We Need to Reclaim the Education of our Children.

Democrat Lawmakers Push Bill to Teach Children Difference Between Fake and Credible Media
https://www.breitbart.com/politics/2021/02/09/democrat-lawmakers-push-bill-to-teach-children-difference-between-fake-and-credible-media/

McLachlan says, “lawmakers need to help school children identify fake news and disinformation, since many have access to Facebook, Twitter, and other sites where information is not always accurate.” McLachlan’s colleague Cutter elaborates to miss the point in an even more comically terrifying fashion saying, “We just want to give them the tools so they can figure it out and understand what makes a credible source and then they can form their own opinions about that information.” Lawmakers need to stay away from school children. I would argue strongly that we should homeschool and help each other fund tuition for private schools. Still, regarding public schools, even if we accept and understand that we are sending our kids to a government building to be educated by the government, those statements by McLachlan and Cutter are immensely flawed and miss the point.

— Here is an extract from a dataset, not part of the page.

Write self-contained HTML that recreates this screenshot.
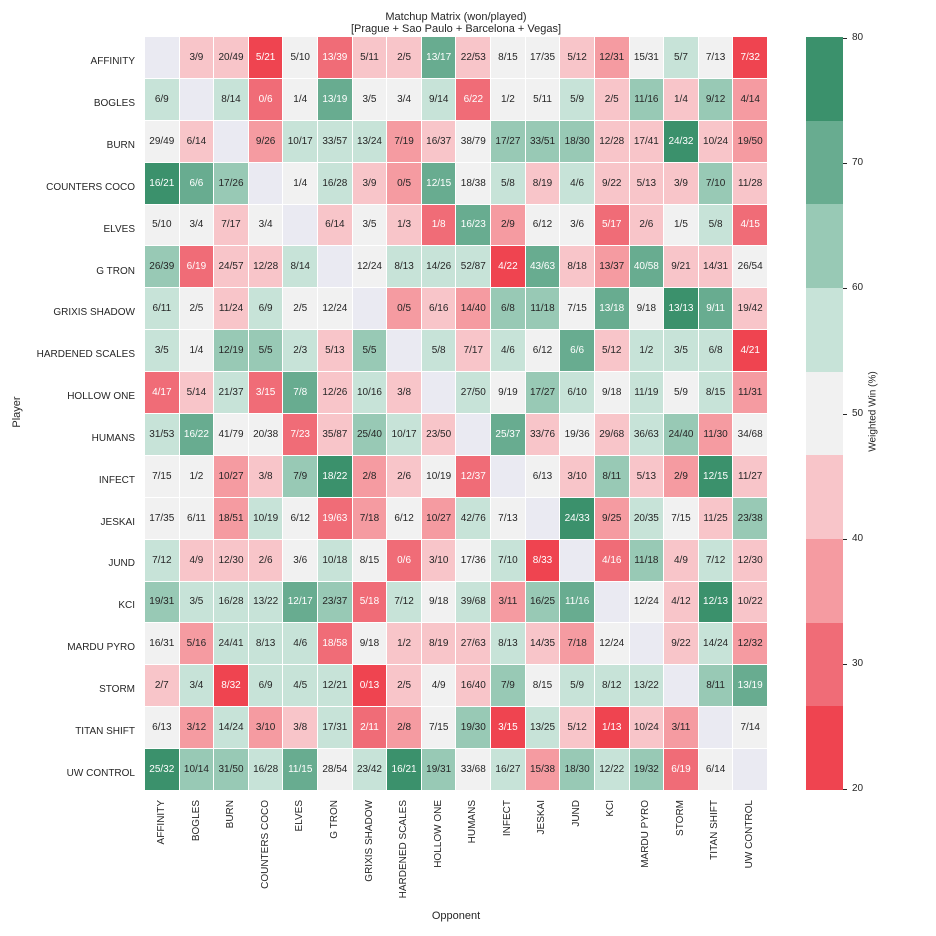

Teachers and parents, through the education they provide to their children, should be arming them with everything they need to identify false information. By providing kids with a strong liberal arts education, they will understand history, philosophy, logic, and reason so that they can determine for themselves which information rings true and false. If kids are given a quality education, they will come out of it with that important instinct that all of us should have to stop and think for a moment, “hmm, I wonder if this is true in exactly the way it is being told to me?” We do not need big brother here (or big sisters as the case may be) to determine a “trustworthy index of sources” in typical leftist authoritarian, top-down fashion. We need a better liberal arts education.


The picture chosen for the article is heartbreaking enough. At the risk of sounding like I am “out of touch”, I see no reason why the kids in that picture, as young as they look, should have access to smart phones. No child that young should have a Facebook, Twitter, or online presence of any kind really. I and other 90’s kids can probably testify to the potential for damage, confusion and perhaps life-long struggles that arise from exposure to the Internet too early, and I did not have my first cell phone until age 15. Part of the problem with our society is that we have forgotten the dire need to protect children, to shelter them from the myriad terrible influences of society. This is not to say that they should be kept in a bubble. At the very least when they happen upon some crazy new thing they have never seen before that they do not understand and do not know how to reconcile with their current worldview, should not the parents be around to help with that process? Even if we cannot be everywhere with our children, could we at least try to limit their exposure to a bit less than the “fire hose method” of handing them a smart phone and sending them off to school?! This solution alone puts to bed the initial justification by McLachlan in the article. If they did not have access to the Internet via pocket-sized devices everywhere they went, big sister McLachlan would not be able to use that as a justification for increased top-down government influence on children.


We need to take back this culture folks. This need is shown most strongly in our schools. How can we expect to raise the next generation of Americans as a generation that will be able and willing to carry on the founding values of this nation if we are signing over that responsibility to politicians like McLachlan and Cutter? Take the pay cut, forgo the “benefits” of a dual-income household whenever possible, help each other financially to be able to do so, etc. so that our children can be brought up by their parents, not by the government. By banding together and forming groups at Churches and other local community centers we can reclaim this most important responsibility.